Next-generation sequencing is broadening the application of genetic and genomic studies to the panoply of life.
Model organisms satisfy a research need for genetic uniformity and live happily in the controlled hum of the laboratory. But existing models lack many interesting traits and are limited when it comes to answering evolutionary and ecological questions. Advances in sequencing have radically expanded the reach of genetic studies to non–model organisms and wild populations, making this an exciting area to watch.

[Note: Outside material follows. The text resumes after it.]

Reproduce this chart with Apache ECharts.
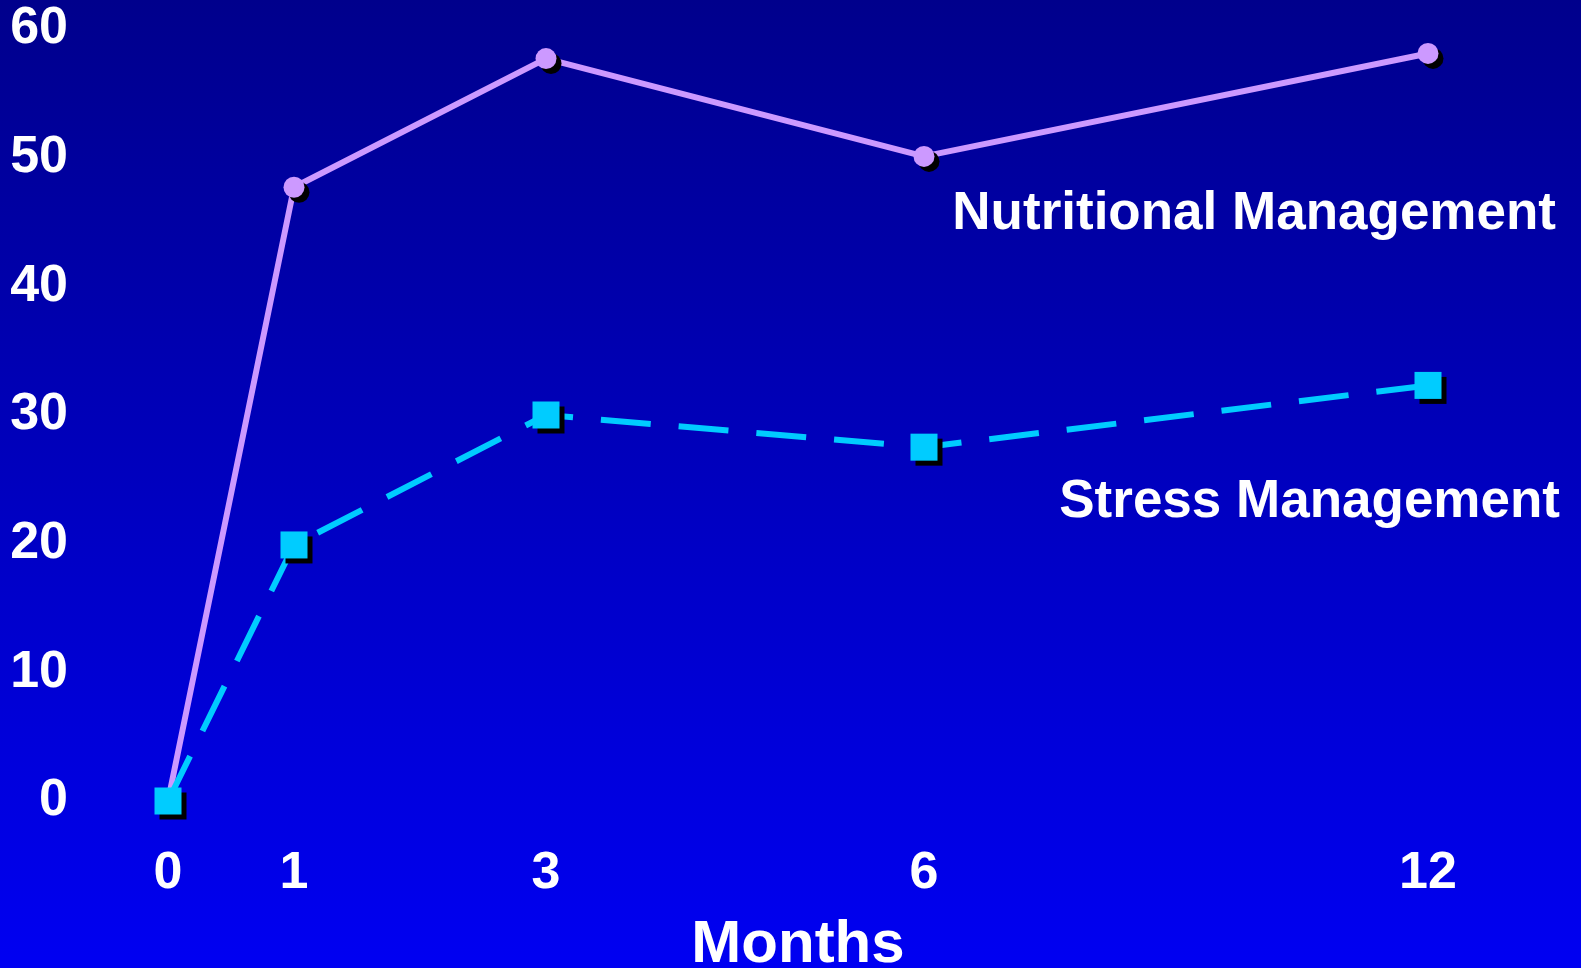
<!DOCTYPE html>
<html>
<head>
<meta charset="utf-8">
<title>Months</title>
<script src="https://cdn.jsdelivr.net/npm/echarts@6/dist/echarts.min.js"></script>
<style>
  html, body { margin: 0; padding: 0; width: 100%; height: 100%; overflow: hidden; }
  #chart { width: 1581px; height: 968px; }
</style>
</head>
<body>
<div id="chart"></div>
<script>
// Follow-up months and where each sits along the horizontal axis
const monthLabels = ['0', '1', '3', '6', '12'];
const monthPos = [0, 1, 3, 6, 10];

// Series values at each follow-up
const nutritional = [0, 47.7, 57.7, 50.1, 58.1];
const stress = [0, 19.9, 30.0, 27.5, 32.3];

const seriesNames = ['Nutritional Management', 'Stress Management'];

const FONT = '"Liberation Sans", Arial, Helvetica, sans-serif';

const toPoints = vals => vals.map((v, i) => [monthPos[i], v]);

const chart = echarts.init(document.getElementById('chart'), null, { renderer: 'canvas' });

const markerShadow = {
  shadowColor: '#000000',
  shadowBlur: 0,
  shadowOffsetX: 5,
  shadowOffsetY: 5
};

chart.setOption({
  animation: false,
  backgroundColor: {
    type: 'linear', x: 0, y: 0, x2: 0, y2: 1,
    colorStops: [
      { offset: 0, color: '#00008c' },
      { offset: 1, color: '#0000f2' }
    ]
  },
  grid: {
    left: 168, right: 153, top: 29, bottom: 167,
    containLabel: false,
    outerBoundsMode: 'none'
  },
  xAxis: {
    type: 'value',
    min: 0,
    max: 10,
    name: 'Months',
    nameLocation: 'middle',
    nameGap: 114,
    nameTextStyle: { color: '#ffffff', fontSize: 60, fontWeight: 'bold', fontFamily: FONT },
    axisLine: { show: false },
    axisTick: { show: false },
    splitLine: { show: false },
    axisLabel: {
      customValues: monthPos,
      formatter: v => monthLabels[monthPos.indexOf(v)] ?? '',
      color: '#ffffff',
      fontSize: 52,
      fontWeight: 'bold',
      fontFamily: FONT,
      margin: 47
    }
  },
  yAxis: {
    type: 'value',
    min: 0,
    max: 60,
    interval: 10,
    axisLine: { show: false },
    axisTick: { show: false },
    splitLine: { show: false },
    axisLabel: {
      color: '#ffffff',
      fontSize: 52,
      fontWeight: 'bold',
      fontFamily: FONT,
      margin: 100
    }
  },
  series: [
    {
      name: seriesNames[0],
      type: 'line',
      data: toPoints(nutritional),
      symbol: 'circle',
      symbolSize: 21,
      clip: false,
      lineStyle: { color: '#cc99ff', width: 6 },
      itemStyle: Object.assign({ color: '#cc99ff' }, markerShadow),
      emphasis: { disabled: true }
    },
    {
      name: seriesNames[1],
      type: 'line',
      data: toPoints(stress),
      symbol: 'rect',
      symbolSize: 27,
      clip: false,
      lineStyle: { color: '#00ccff', width: 6, type: [50, 28] },
      itemStyle: Object.assign({ color: '#00ccff' }, markerShadow),
      emphasis: { disabled: true }
    }
  ],
  graphic: [
    {
      type: 'text',
      right: 25,
      top: 188,
      style: {
        text: seriesNames[0],
        fill: '#ffffff',
        font: 'bold 53px ' + FONT
      }
    },
    {
      type: 'text',
      right: 21,
      top: 476,
      style: {
        text: seriesNames[1],
        fill: '#ffffff',
        font: 'bold 53px ' + FONT
      }
    }
  ]
});
</script>
</body>
</html>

Much of evolutionary and ecological research attempts to zero in on sequence variation that leads to functional phenotypic variation. The key to finding associations is to assess multiple markers in many individuals: what next-generation sequencing can do cheaply and often in one experiment. One class of genotyping-by-sequencing approach generates markers en masse without the need for a reference sequence. Restriction site–associated DNA sequencing and complexity reduction of polymorphic sequences are examples that only sequence short stretches around a specific restriction site dispersed throughout the genome. Markers generated in this way can be used for quantitative trait locus mapping, examining phylogeography and tracking evolution in natural populations.
These approaches are revealing interesting insights into processes such as adaptive radiation—the evolution of phenotypic diversity within a lineage. Targeted or candidate gene sequencing can similarly be used to identify allelic variation driving processes such as mimicry in butterfly wings, a fascinating example of convergent evolution. Complementary de novo transcriptome-assembly tools and digital-tagging approaches allow studies of changes in coding sequences and gene expression in the absence of a reference sequence.
Plummeting costs and sophisticated bioinformatics are making whole-genome sequencing projects commonplace and enabling comparative genomic studies. Organisms with sequenced genomes in key phylogenetic positions can also be better exploited for developmental studies. For example, sequencing of spike moss, one of the earliest plants with true roots, can help to understand how these structures first evolved. Non–model organism methods benefit from having close relatives with well-annotated reference sequences. The promise of large-scale whole-genome sequencing projects such as the Genome 10K Project is to anchor investigation of relatives in a diversity of phylogenetic neighborhoods, including many that can be helped by conservation genomic studies.
Population genomic comparisons will soon be possible, and we look forward to seeing the benefits of genomic science applied to interesting organisms that have yet to share the spotlight.